Голд взглянул на удостоверение и краешком рта сказал Хониуеллу:
– Если так пойдет дело дальше, скоро станет невозможно работать. Ты меня понимаешь?
Полдень
Здание была низкое и длинное, в современном кубистском стиле. Фасад был из гладкого, черного, прозрачного плексигласа, перед ним были высажены пестрые, похожие на райских птиц цветы. Сзади помещалась небольшая стоянка для машин ответственных сотрудников, дальше – склад с погрузочной платформой, а еще дальше – большая стоянка для всех остальных служащих.
Ровно в двенадцать часов из дверей склада и из заднего выхода здания высыпали смеющиеся рабочие и собрались небольшими группками на стоянке машин для ответственных работников. Прислонясь к машинам и к стене черного здания, они курили, ели и шутили.
Выйдя из полутьмы склада на яркий свет, Уолкер подслеповато заморгал. Он сел на край погрузочной платформы и свесил ноги. Из мятой, замызганной сумки достал сандвичи с ветчиной и швейцарским сыром, апельсин и серебристый термос. Затем аккуратно свернул коричневую сумку и убрал ее в задний карман джинсов. Налив дымящийся кофе в крышку от термоса, Уолкер проглотил две капсулы и отпил немного кофе. Запихнул в рот большой кусок сандвича и стал его медленно пережевывать, поглядывая на прячущееся в смоговой пелене солнце. Многие рабочие и служащие, сотрудники компании, ели горячую еду в вагончике, который назывался «Чу-чу чико» и стоял всего в нескольких футах от въезда на стоянку. Но Уолкер не любил стоять в очереди, чтобы получить сандвич или пирожок. Не любил он и сталкиваться, хотя бы случайно, с чернокожими и мексиканцами со склада. К тому же, несмотря на название, владельцами вагончика были не мексиканцы, а вьетнамцы, а Уолкер слышал, что вьетнамцы едят собак. Один только вид азиатов сильно раздражал Уолкера, а он заметил, что в последнее время ему все труднее и труднее сдерживаться. И он отнюдь не был уверен, что у него есть
И была еще одна – самая веская – причина для того, чтобы Уолкер носил свой ленч в коричневой сумке: однажды таксист в ночной пирожковой рассказал Уолкеру, что вечером подслушал разговор двух черных служанок, которых их хозяева почему-то решили отослать домой; они со смехом рассказывали о том, как, готовя своим хозяевам сандвичи на ужин, прежде чем накрыть один кусок хлеба другим, они смачно плевали под салат-латук и потом с тайным удовольствием следили, как те, облизывая губы и обсасывая пальцы, жадно поедают то, что им подсовывают служанки. Уолкер безоговорочно поверил всей этой истории, и, так как он был убежден, что все небелые находятся в тайном сговоре, он редко ел вне дома.

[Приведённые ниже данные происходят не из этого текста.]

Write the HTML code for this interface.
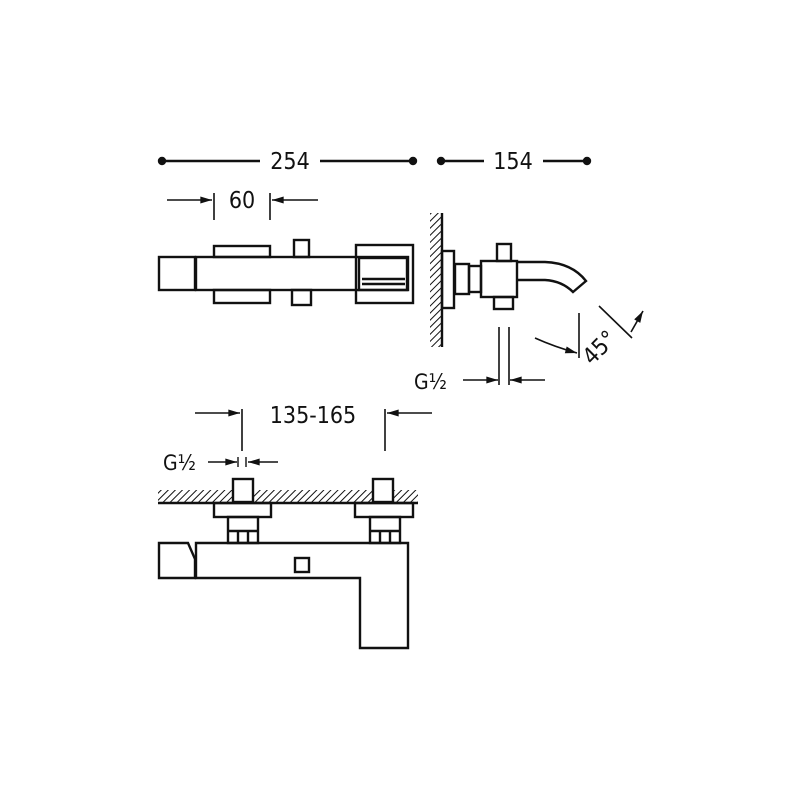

Покончив с сандвичем, Уолкер очистил и съел апельсин, вытерев руки о джинсы. Стащил с себя тенниску, обнажив свое мускулистое, татуированное тело, откинулся спиной к стене склада и вытащил из другого заднего кармана скатанную в рулон газету. Он бережно развернул газету и, держась одной рукой за грудь, стал ее читать.